In season 1.5, there seem to be four key stories playing out. First and foremost is Daniel Graystone, who began Tuesday’s episode now missing both a daughter and wife. All he seems to care about is getting back into his company, which has been yanked away by a bitter business rival, and he’s so determined to detour around that hostile takeover that he meets with the Ha’la’tha’ and the Guatrau, offering this foreign crime boss hefty profits if he will help Graystone force his way back into the company. And not just profits from the building of giant army robots – the Cylons that always lurk in the background – but profits from the mass marketing of virtual reality machines that will offer mourners the chance to once again interact with loved ones who have died. Graystone is going to take his afterlife simulation public; he’s going to sell posthumous family reunions. He’s selling life after death.

Storyline number two is Lacy, working her way up through the ranks of the terrorists – the STO, which is hellbent on launching another major strike against a very public target. The mastermind behind this sure-to-be-forthcoming attack is Clarice (story number three), and in a fascinating medieval twist, she spent most of Tuesday’s episode deep within the bowels of what looks like the Vatican, petitioning the elders of her church to greenlight a terrorist attack. Why? She envisions a future in which she can use Graystone’s virtual universe to convince bystanders that this is the one true religion – the church that can guarantee an afterlife. Think of it as religion without a prerequisite of faith: An afterlife that you can see, feel and touch. The only cost of admission is absolute devotion. Clarice thinks she can convince just about everyone to sign on the dotted line. As another character observes, she seems to fancy herself something of a God.

Meanwhile, while Graystone tries to hock this afterlife for profits, and Clarice tries to use it to gain a stranglehold around her church – and its devotees – Zoe is still running around in that virtual reality, unchecked. Not quite a human and not quite a machine, she cannot be killed, cannot be stopped, and while no one is really watching, she is slowly becoming something of her own Messiah; the king of the avatars. I can’t wait for Daniel to go back into this world, only to discover that his daughter is something of a mafia kingpin.

Still, curiously, I find this last storyline to be the series’ least interesting. In this avatar world, where death doesn’t really mean death and where all the girls we care about can seemingly operate free of danger, there are no real stakes to care about.

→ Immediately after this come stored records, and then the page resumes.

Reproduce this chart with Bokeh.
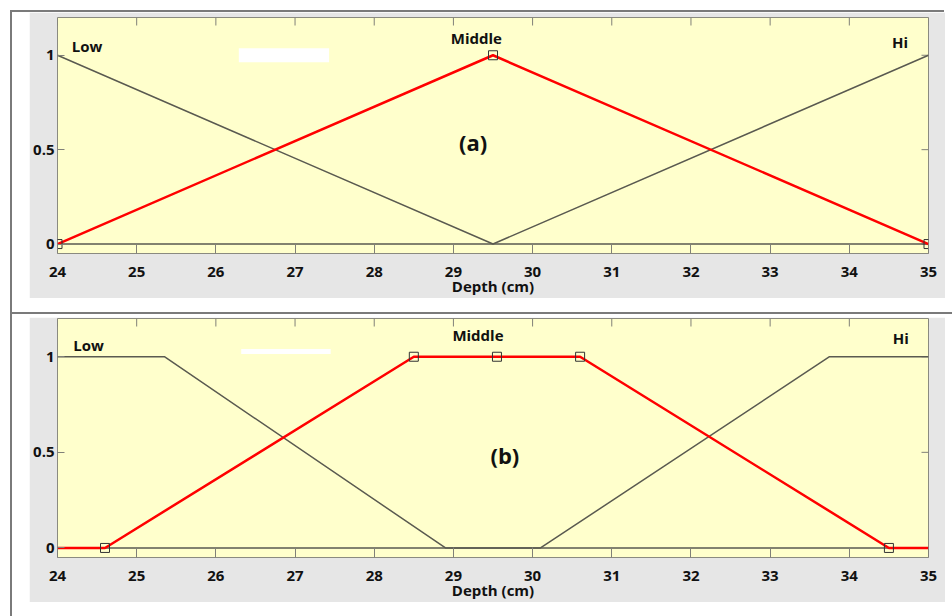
import math
from bokeh.plotting import figure
from bokeh.models import Label, FixedTicker, Div, BoxAnnotation, Range1d
from bokeh.layouts import row, column
from bokeh.embed import file_html
from bokeh.resources import INLINE

# ---------------- data ----------------
x_ticks = [24, 25, 26, 27, 28, 29, 30, 31, 32, 33, 34, 35]
y_ticks = [0, 0.5, 1]
y_tick_labels = {0: "0", 0.5: "0.5", 1: "1"}
mf_names = ["Low", "Middle", "Hi"]
x_label = "Depth (cm)"
X_MIN, X_MAX = 24, 35
Y_MIN, Y_MAX = -0.05, 1.2

# panel (a): triangular membership functions
a_low_x = [24, 29.5, 35]
a_low_y = [1, 0, 0]
a_mid_x = [24, 29.5, 35]
a_mid_y = [0, 1, 0]
a_hi_x = [24, 29.5, 35]
a_hi_y = [0, 0, 1]
a_mark_x = [24, 29.5, 35]
a_mark_y = [0, 1, 0]

# panel (b): trapezoidal membership functions
b_low_x = [24, 25.35, 28.9, 35]
b_low_y = [1, 1, 0, 0]
b_mid_x = [24, 24.6, 28.5, 30.6, 34.5, 35]
b_mid_y = [0, 0, 1, 1, 0, 0]
b_hi_x = [24, 30.1, 33.75, 35]
b_hi_y = [0, 0, 1, 1]
b_mark_x = [24.6, 28.5, 29.55, 30.6, 34.5]
b_mark_y = [0, 1, 1, 1, 0]

FONT = "Open Sans"
GRAY_LINE = "#5a5a50"
TICK = "#808078"
RED = "#ff0000"
YELLOW = "#ffffcc"
PANEL = "#e6e6e6"


def make_panel(h, mb, low, mid, hi, marks, tag, lbl_pos, bar):
    p = figure(width=916, height=h, x_range=Range1d(X_MIN, X_MAX), y_range=Range1d(Y_MIN, Y_MAX),
               output_backend="svg", toolbar_location=None,
               min_border_left=mb[0], min_border_right=mb[1],
               min_border_top=mb[2], min_border_bottom=mb[3],
               background_fill_color=YELLOW, border_fill_color=PANEL)
    p.outline_line_color = "#8a8a80"
    p.grid.visible = False

    # bottom axis
    xa = p.xaxis[0]
    xa.ticker = FixedTicker(ticks=x_ticks)
    xa.major_tick_in = 10
    xa.major_tick_out = 0
    xa.minor_tick_line_color = None
    xa.axis_line_color = None
    xa.major_tick_line_color = TICK
    xa.major_label_text_font = FONT
    xa.major_label_text_font_style = "bold"
    xa.major_label_text_font_size = "15px"
    xa.major_label_text_color = "#111111"
    xa.major_label_standoff = 13
    xa.axis_label = x_label
    xa.axis_label_text_font = FONT
    xa.axis_label_text_font_style = "bold"
    xa.axis_label_text_font_size = "15px"
    xa.axis_label_text_color = "#111111"
    xa.axis_label_standoff = -4

    # left axis
    ya = p.yaxis[0]
    ya.ticker = FixedTicker(ticks=y_ticks)
    ya.major_label_overrides = y_tick_labels
    ya.major_tick_in = 7
    ya.major_tick_out = 0
    ya.minor_tick_line_color = None
    ya.axis_line_color = None
    ya.major_tick_line_color = TICK
    ya.major_label_text_font = FONT
    ya.major_label_text_font_style = "bold"
    ya.major_label_text_font_size = "15px"
    ya.major_label_text_color = "#111111"
    ya.major_label_standoff = 3

    # inward tick marks on the top and right edges of the frame
    p.ray(x=x_ticks, y=[Y_MAX] * len(x_ticks), length=8, length_units="screen",
          angle=-math.pi / 2, line_color=TICK, line_width=1)
    p.ray(x=[X_MAX] * len(y_ticks), y=y_ticks, length=7, length_units="screen",
          angle=math.pi, line_color=TICK, line_width=1)

    p.add_layout(BoxAnnotation(left=bar[0], right=bar[1], bottom=bar[2], top=bar[3],
                               fill_color="white", fill_alpha=1, line_color=None))

    p.line(low[0], low[1], line_color=GRAY_LINE, line_width=1.5)
    p.line(hi[0], hi[1], line_color=GRAY_LINE, line_width=1.5)
    p.line(mid[0], mid[1], line_color=RED, line_width=2.5)
    p.scatter(marks[0], marks[1], marker="square", size=9, fill_color=None,
              line_color="#333333", line_width=1)

    for name, (lx, ly, al) in zip(mf_names, lbl_pos):
        p.add_layout(Label(x=lx, y=ly, text=name, text_align=al, text_baseline="alphabetic",
                           text_font=FONT, text_font_style="bold", text_font_size="15px",
                           text_color="#111111"))
    p.add_layout(Label(x=tag[1], y=tag[2], text=tag[0], text_align="center",
                       text_baseline="middle", text_font=FONT, text_font_style="bold",
                       text_font_size="22px", text_color="#111111"))
    return p


pa = make_panel(286, (28, 17, 5, 40),
                (a_low_x, a_low_y), (a_mid_x, a_mid_y), (a_hi_x, a_hi_y), (a_mark_x, a_mark_y),
                ("(a)", 29.25, 0.54),
                [(24.18, 1.047, "left"), (29.29, 1.092, "center"), (34.64, 1.07, "center")],
                (26.29, 27.43, 0.963, 1.037))
pb = make_panel(285, (22, 12, 1, 42),
                (b_low_x, b_low_y), (b_mid_x, b_mid_y), (b_hi_x, b_hi_y), (b_mark_x, b_mark_y),
                ("(b)", 29.65, 0.488),
                [(24.2, 1.064, "left"), (29.31, 1.112, "center"), (34.65, 1.098, "center")],
                (26.32, 27.45, 1.014, 1.04))
pa.margin = (0, 0, 0, 17)
pb.margin = (3, 0, 0, 17)

vline = Div(text="", width=2, height=606, margin=(10, 0, 0, 10),
            styles={"background-color": "#7a7a7a"})
top_line = Div(text="", width=932, height=2, margin=(10, 0, 0, 0),
               styles={"background-color": "#7a7a7a"})
mid_line = Div(text="", width=940, height=2, margin=(14, 0, 0, 0),
               styles={"background-color": "#7a7a7a"})

layout = row(vline, column(top_line, pa, mid_line, pb, spacing=0), spacing=0)

open("out.html", "w").write(file_html(layout, INLINE))
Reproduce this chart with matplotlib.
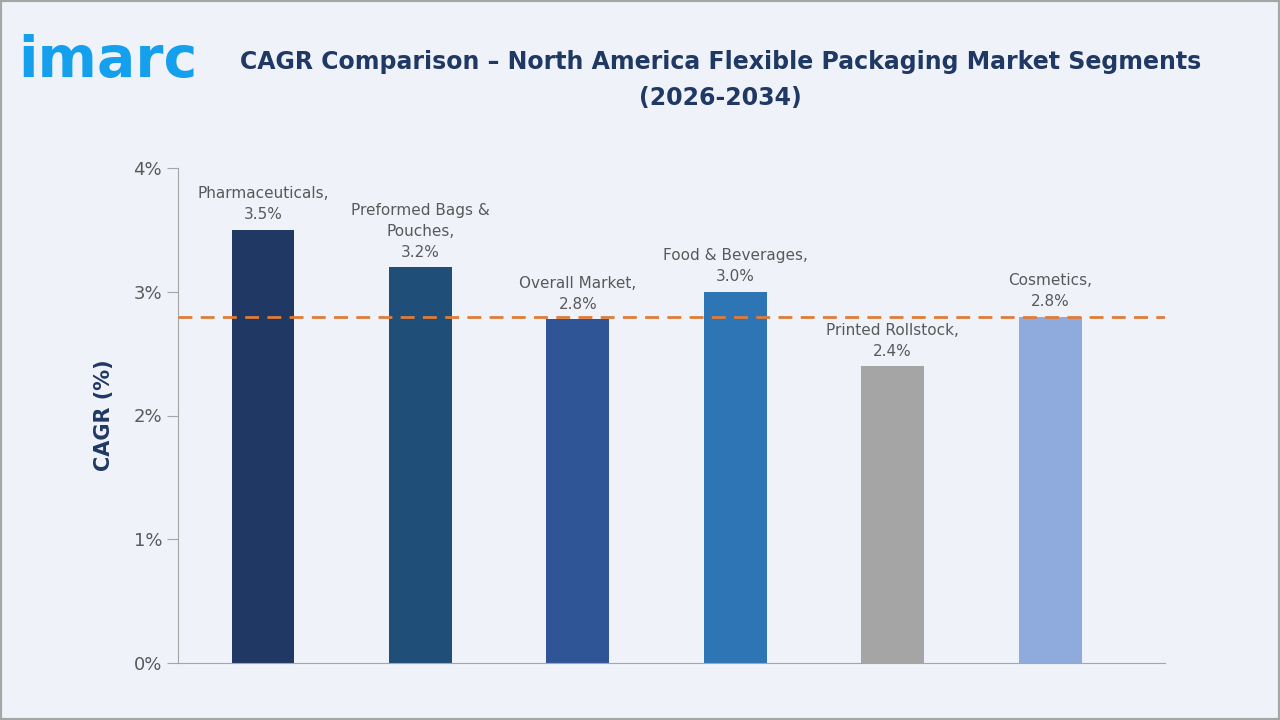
import matplotlib.pyplot as plt

categories = ['Pharmaceuticals,', 'Preformed Bags &\nPouches,', 'Overall Market,',
              'Food & Beverages,', 'Printed Rollstock,', 'Cosmetics,']
values = [3.5, 3.2, 2.78, 3.0, 2.4, 2.8]
value_labels = ['3.5%', '3.2%', '2.8%', '3.0%', '2.4%', '2.8%']
colors = ['#203864', '#1f4e79', '#2f5597', '#2e75b6', '#a5a5a5', '#8faadc']
overall = 2.8
yticks = [0, 1, 2, 3, 4]

bg = '#eff3f9'
fig = plt.figure(figsize=(12.8, 7.2), dpi=100, facecolor=bg)
ax = fig.add_axes([178/1280, 1 - 663/720, (1165-178)/1280, (663-168)/720])
ax.set_facecolor(bg)

x = range(len(values))
ax.bar(x, values, width=0.4, color=colors, zorder=2)
ax.axhline(overall, color='#e07b39', ls=(0, (5, 3)), lw=2, zorder=3)

for i, (c, v, l) in enumerate(zip(categories, values, value_labels)):
    ax.text(i, v + 0.06, c + '\n' + l, ha='center', va='bottom', fontsize=11,
            color='#595959', linespacing=1.5)

ax.set_xlim(-0.54, 5.73)
ax.set_ylim(0, 4)
ax.set_yticks(yticks)
ax.set_yticklabels([f'{t}%' for t in yticks], fontsize=13, color='#595959')
ax.set_xticks([])
for s in ['top', 'right']:
    ax.spines[s].set_visible(False)
ax.spines['left'].set_color('#a6a6a6')
ax.spines['bottom'].set_color('#a6a6a6')
ax.tick_params(axis='y', colors='#a6a6a6', labelcolor='#595959', length=8)
ax.set_ylabel('CAGR (%)', fontsize=15, fontweight='bold', color='#1f3864', labelpad=14)

fig.text(0.563, 0.889, 'CAGR Comparison – North America Flexible Packaging Market Segments\n(2026-2034)',
         ha='center', va='center', fontsize=17, fontweight='bold', color='#1f3864', linespacing=1.6)
fig.text(0.014, 0.915, 'imarc', fontsize=41, fontweight='bold', color='#14a0ec', va='center')

border = plt.Rectangle((0, 0), 1, 1, transform=fig.transFigure, fill=False,
                       edgecolor='#a6a6a6', lw=3)
fig.patches.append(border)

fig.savefig('out.png', dpi=100, facecolor=bg)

And I think the show’s creators need to figure out rather quickly what they hope to do with this otherworld, other than pay homage to their favorite film noirs.

Far more provocative was the final closing scene that followed Zoe’s ruler-of-the-world strut – namely Amanda Graystone, still alive after all, and bunking in a remote cabin with Clarice. The fact that Amanda is still alive, that Daniel is sending her video messages, that she has clearly faked her own suicide and is now hiding out with the terrorist queen, spins a whole lot of the show’s subplots upside down. Are Daniel and Amanda plotting something? Is Clarice collaborating with them as well? Could Daniel be manipulating the Guatrau, who clearly believes that he has, in fact, lost his wife? Or has Amanda simply snapped?

It’s a hell of a cliffhanger, but hardly the only profound note to be found in the episode. Daniel wants to sell eternal life, while Clarice wants to use it as the reward of church membership – the “apotheosis” that she keeps referring to, where access to heaven is a guarantee. But maybe a heaven where a rogue daughter is ruling over this virtual reality with an iron fist.

I know Caprica is heavy, that there’s a lot to keep track of, that perhaps there’s a bit too many breathless monologues and dramatic exits. But these are pretty straightforward and audacious themes – a thriller built around the prospect of cheating death, and exploiting eternal life. It doesn’t get much more clear-cut or provocative than that, and here’s hoping that next week the creators make the most of Amanda’s atypical resurrection, suggesting a larger scheme far more devious than we had come to expect.

I still think Caprica has the capacity to entertain, enlighten and surprise. With the stakes finally reaching whole new heights, maybe all that brooding will become well worth it.